During that time, Stokes of OCM was working closely with the lead investigator of OIG as the audit of the beef checkoff was being completed. Stokes trusted the investigator when he said the report would likely be released in March 2012. Instead, the report was released in March 2013. One month later, OCM submitted a Freedom of Information Act request for records dating from 2010 that related to the audit.
“We know there were some early drafts that provoked a lot of controversy, and we want those,” Stokes says. “We would also like to have the investigator’s report.” OCM knows there were early drafts of the final report because of emails released to the group after the initial FOIA request was made. Some emails made reference to the report as reworked and “transformed” after initial complaints were made.
Editor's Note: The above and following email screenshots were provided by Matthew Penzer and were originally released to OCM through a FOIA request.
By July, the OIG had retracted the report, halted OCM’s FOIA request, and it did not rerelease a final version of the report until January 2014.
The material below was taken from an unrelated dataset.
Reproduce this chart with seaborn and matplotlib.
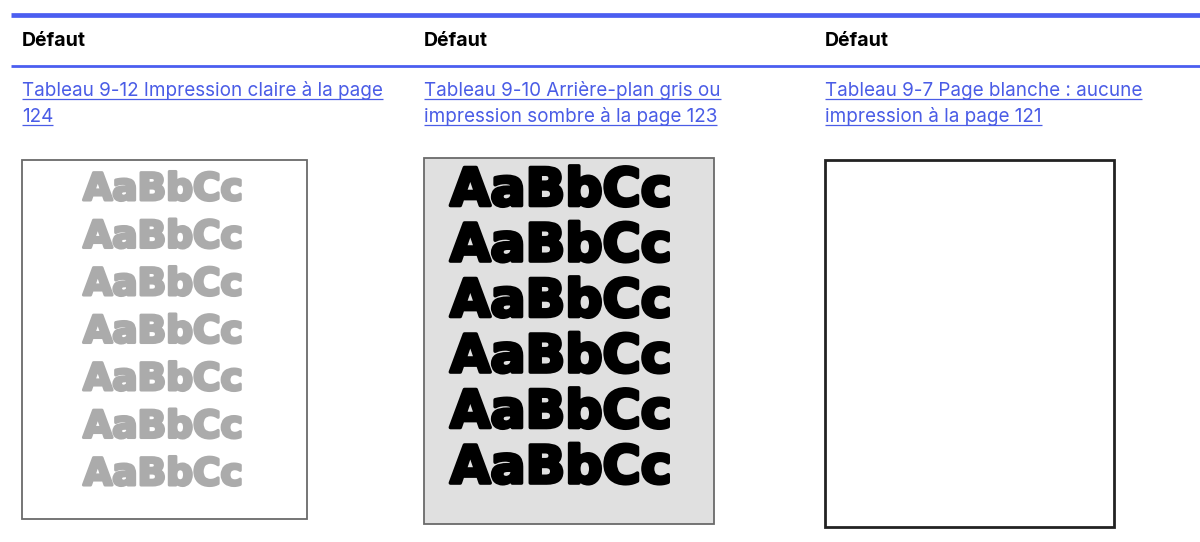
import matplotlib
matplotlib.use("Agg")
import matplotlib.pyplot as plt
import matplotlib.patheffects as pe
from matplotlib.patches import Rectangle
import seaborn as sns

# column content
headers = ["Défaut", "Défaut", "Défaut"]
link_lines = [
    ["Tableau 9-12 Impression claire à la page", "124"],
    ["Tableau 9-10 Arrière-plan gris ou", "impression sombre à la page 123"],
    ["Tableau 9-7 Page blanche : aucune", "impression à la page 121"],
]
sample_text = "AaBbCc"
sample_rows = [7, 6, 0]
sample_colors = ["#ababab", "#000000", "#000000"]
page_fills = ["#ffffff", "#e0e0e0", "#ffffff"]
page_edges = ["#6a6a6a", "#6a6a6a", "#222222"]

# layout (pixels)
W, H = 1200, 542
col_x = [22, 424, 825]
page_boxes = [(22, 160, 285, 359), (424, 158, 290, 366), (825, 160, 289, 367)]
page_lw = [1.3, 1.3, 2.0]
row_first = [190, 191.5, 0]
row_step = [47.5, 55.5, 0]
row_size = [27, 37.5, 0]
row_stroke = [2.2, 2.6, 0]
row_cx = [163, 561, 0]

BLUE = "#4b5ef0"
LINK = "#4a5ce6"

sns.set_theme(style="white")
plt.rcParams["font.family"] = ["Inter", "DejaVu Sans"]

fig = plt.figure(figsize=(W / 100, H / 100), dpi=100)
ax = fig.add_axes([0, 0, 1, 1])
ax.set_xlim(0, W)
ax.set_ylim(H, 0)
ax.axis("off")

# table rules
ax.plot([11, W], [14.5, 14.5], color=BLUE, lw=3.4, solid_capstyle="butt")
ax.plot([11, W], [65.5, 65.5], color=BLUE, lw=2.0, solid_capstyle="butt")

fig.canvas.draw()
renderer = fig.canvas.get_renderer()

for i in range(3):
    x0 = col_x[i]
    ax.text(x0, 46, headers[i], fontsize=14, fontweight="bold",
            color="black", va="baseline", ha="left")
    for j, line in enumerate(link_lines[i]):
        yb = 96.5 + j * 25.5
        t = ax.text(x0, yb, line, fontsize=13.6, color=LINK,
                    va="baseline", ha="left")
        bb = t.get_window_extent(renderer=renderer)
        ax.plot([x0, x0 + bb.width], [yb + 2.5, yb + 2.5], color=LINK,
                lw=0.9, solid_capstyle="butt")

    bx, by, bw, bh = page_boxes[i]
    ax.add_patch(Rectangle((bx, by), bw, bh, facecolor=page_fills[i],
                           edgecolor=page_edges[i], lw=page_lw[i]))
    for r in range(sample_rows[i]):
        yc = row_first[i] + r * row_step[i]
        ax.text(row_cx[i], yc, sample_text, fontsize=row_size[i],
                fontweight="bold", family=["DejaVu Sans"],
                color=sample_colors[i], ha="center", va="center",
                path_effects=[pe.withStroke(linewidth=row_stroke[i],
                                            foreground=sample_colors[i])])

fig.savefig("out.png", dpi=100)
In a surprising twist, the Humane Society of the United States (HSUS) got involved — offering up HSUS lawyer Matthew Penzer’s services to represent OCM for no cost at all.
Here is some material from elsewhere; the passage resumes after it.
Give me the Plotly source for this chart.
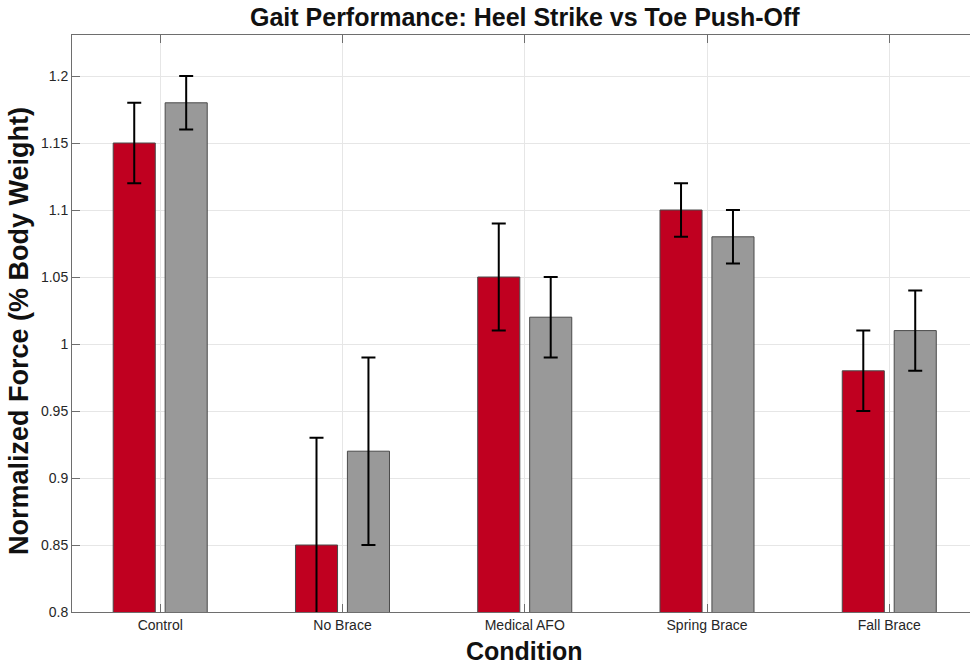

“We recognize that there are things that we disagree about – we speak candidly about that – but we speak to each other with respect and integrity about the issues we can work on together,” Penzer says.
Historically, hearing the name HSUS left something of a bad taste in cattle producers’ mouths. “I have taken unbelievable flack for being ‘in bed with the Humane Society,’ ” Stokes says.
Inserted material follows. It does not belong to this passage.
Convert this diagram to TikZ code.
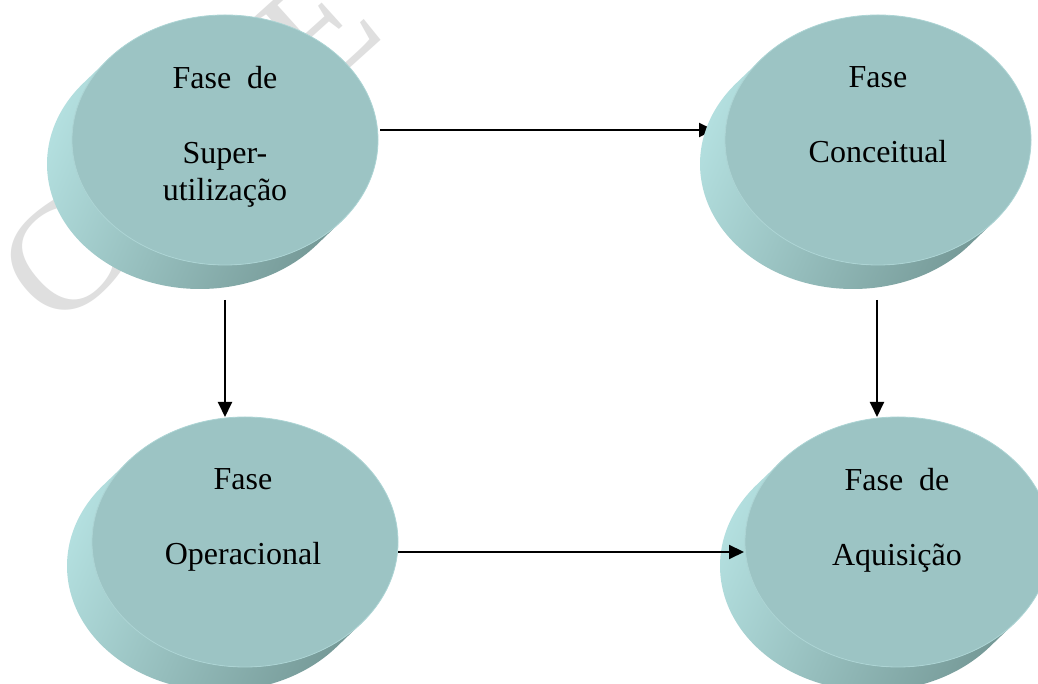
\documentclass[tikz,border=0pt]{standalone}
\usepackage{fontspec}
\setmainfont{Liberation Serif}
\usetikzlibrary{arrows.meta,calc,shapes.geometric}

\definecolor{facecol}{HTML}{9CC4C4}
\definecolor{sidelight}{HTML}{B4E0E0}
\definecolor{sidedark}{HTML}{769A98}
\definecolor{rimcol}{HTML}{ACD4D4}
\definecolor{markcol}{HTML}{DFDFDF}

% Side band of a disc: swept from the top face towards the lower left
\newcommand\discside[1]{%
  \shade[top color=sidelight, bottom color=sidedark, shading angle=66]
    ($(#1)+(-116.5,81)$) -- ++(-25,-24)
    arc[start angle=139.6, end angle=319.6, x radius=153, y radius=125]
    -- ++(25,24)
    arc[start angle=319.6, end angle=139.6, x radius=153, y radius=125]
    -- cycle;}

\begin{document}
\begin{tikzpicture}[x=1pt,y=1pt,
  discface/.style={shape=ellipse, minimum width=306pt, minimum height=250pt,
    inner sep=0pt, outer sep=0pt, fill=facecol, draw=rimcol, line width=0.8pt},
  disctext/.style={anchor=north, align=center, inner sep=0pt,
    font=\fontsize{32}{37.5}\selectfont},
  flow/.style={line width=2pt, -{Triangle[length=15pt,width=14pt]}},
  watermark/.style={text=markcol, inner sep=0pt, rotate=42, anchor=base west,
    font=\fontsize{155}{155}\selectfont}]

\clip (0,0) rectangle (1038,684);
\fill[white] (0,0) rectangle (1038,684);

% faint background stamp letters
\node[watermark] (wmc) at (56,351) {C};
\node[watermark] (wme) at ($(56,351)+(261,235)$) {E};

% disc centres
\coordinate (ctl) at (225,544);
\coordinate (ctr) at (878,544);
\coordinate (cbl) at (245,142);
\coordinate (cbr) at (898,142);

% upper discs and the connector that runs behind the right one
\discside{ctl}
\node[discface] (tl) at (ctl) {};
\coordinate (trw) at ($(ctr)+(-153,0)$);
\draw[flow] ($(tl.east)+(2,10)$) -- ($(trw)+(-11,10)$);
\discside{ctr}
\node[discface] (tr) at (ctr) {};

% lower discs
\discside{cbl}
\node[discface] (bl) at (cbl) {};
\discside{cbr}
\node[discface] (br) at (cbr) {};

% labels
\node[disctext] (tlt) at ($(tl.center)+(0,74)$) {Fase~~de\\[37.5pt]Super-\\utilização};
\node[disctext] (trt) at ($(tr.center)+(0,74)$) {Fase\\[37.5pt]Conceitual};
\node[disctext] (blt) at ($(bl.center)+(-2,74)$) {Fase\\[37.5pt]Operacional};
\node[disctext] (brt) at ($(br.center)+(-1,74)$) {Fase~~de\\[37.5pt]Aquisição};

% remaining connectors
\draw[flow] ($(tl.south)+(0,-35)$) -- (tl.south |- bl.north);
\draw[flow] ($(tr.south)+(-1,-35)$) -- ($(tr.south |- br.north)+(-1,0)$);
\draw[flow] ($(bl.east)+(0,-10)$) -- ($(br.west)+(-1,-10)$);

\end{tikzpicture}
\end{document}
OCM accepted the offer and appreciates the generosity and heart that HSUS brings to the case. Stokes even goes as far as to call Penzer a champion in the case and exceptionally conscientious.
“I think checkoff reform helps and serves our mission, since checkoff abuse is such a danger for animals,” Penzer says. “If nothing else, spending on transparency for these programs will benefit not only animals but also issues that OCM is involved in.”
In November 2014, an official complaint was filed with the U.S. District Court for the District of Columbia after 18 months of limited information releases from the OIG, even after the government entity admitted over 10,000 pages of information had originally been collected.
“Our objective is to determine whether checkoff funds have been used improperly and to induce some transparency into the way that checkoff funds are spent,” says Weaver. “We think the documents will prove that they’ve been using our own checkoff money against us.”
“Let’s just say that the reports are truthful, show us the results. If untruthful, all the more reason to show us,” says Penzer. “Two conflicting audit reports scream for transparency.”
The entire case has seen a series of delays. Delays in releasing the report, delays in rereleasing it, delays in getting information to OCM, delays in the court case, etc. After years of holdups, two weeks ago, another delay was thrown into the mix when the judge rescheduled a hearing just one day before it was to take place.
“Our position is as basic as what we learned in third-grade math: If you want to get credit, show your work. And that’s FOIA,” says Penzer.
Just two days after an uneventful hearing in August 2016, the OIG informed the OCM that it had located 9,000 new pages of information that related to checkoff funds and would likely be relevant to the case. Suddenly, a new group filed a motion to intervene.
When the NCBA threw its hat in the arena in September 2016, the court restricted not only the organization’s role in the case, but also how much information the court would consider to be private.
“The court said it was going to be very conservative about what it would declare is private information,” Stokes says.
The NCBA claims to have been unaware that the FOIA request filed by OCM for the collection of beef checkoff documents relating to previous audits was even happening from 2013 to 2016.
“NCBA did not become aware until August 2016 that certain of its documents were among the documents requested by OCM’s FOIA request, and NCBA only became aware the following month that there had been litigation about the FOIA request for two years,” says John Robinson, NCBA executive communications director.
According to the NCBA, it comes down to privacy.
“Like most businesses, NCBA normally does not disclose its confidential business information to the public and, as the Court determined, NCBA has substantial interest in not disclosing such information to its competitors,” says Robinson.
The NCBA, like any commodity association, isn’t a fan of giving up its strategies and internal documentation to the public. Because membership organizations like the NCBA, the National Pork Producers Council, the American Soybean Association, etc., aren’t government entities, they usually don’t have to give up information. However, situations get sticky when the associated checkoff groups get FOIA requests and many of the documents they must turn over end up with the membership organizations’ data and communications interwoven.
This is a feeling shared by membership organizations. In fact, 14 different commodity membership groups wrote a letter to Congress last year requesting that their associated checkoff groups not be subject to FOIA requests anymore as they are, technically, not government entities (although monitored by the government). In theory, that request would have nothing to do with those membership groups, but consistently the organizations’ information is exposed through the requests.
“Communications between checkoff employees, who are not government workers, shouldn't be subject to requests made under the FOIA, which only applies to communications involving federal entities and federal employees,” says Dave Warner, spokesperson for the National Pork Producers Council. “We don't need activist groups trying to make a big deal out of the internal communications of private-sector workers.”
Internal communication was a trigger for Warner, who simply doesn’t see the point of having so much subject to FOIA requests when there are instances of personal producer information being released accidentally through the requests as well as many requests filed by activist groups.
Budget information and communications between the checkoff groups and the USDA would always be subject to FOIA.
On March 22, the parties involved in the case between OCM and OIG will come together for a hearing intended to wrap up the information-gathering stage on the case, which means the NCBA will be in attendance, as well.
For more information on the case going forward, watch the video below.
Checkoff background: If ranchers are upset about having to pay a fee to checkoff for each animal sold, the checkoff can be dissembled by 10% of total U.S. producers petitioning to hold another referendum and passing it. Producers are also able to request that the full sum contributed to checkoff go to the national checkoff, rather than half going to the state councils.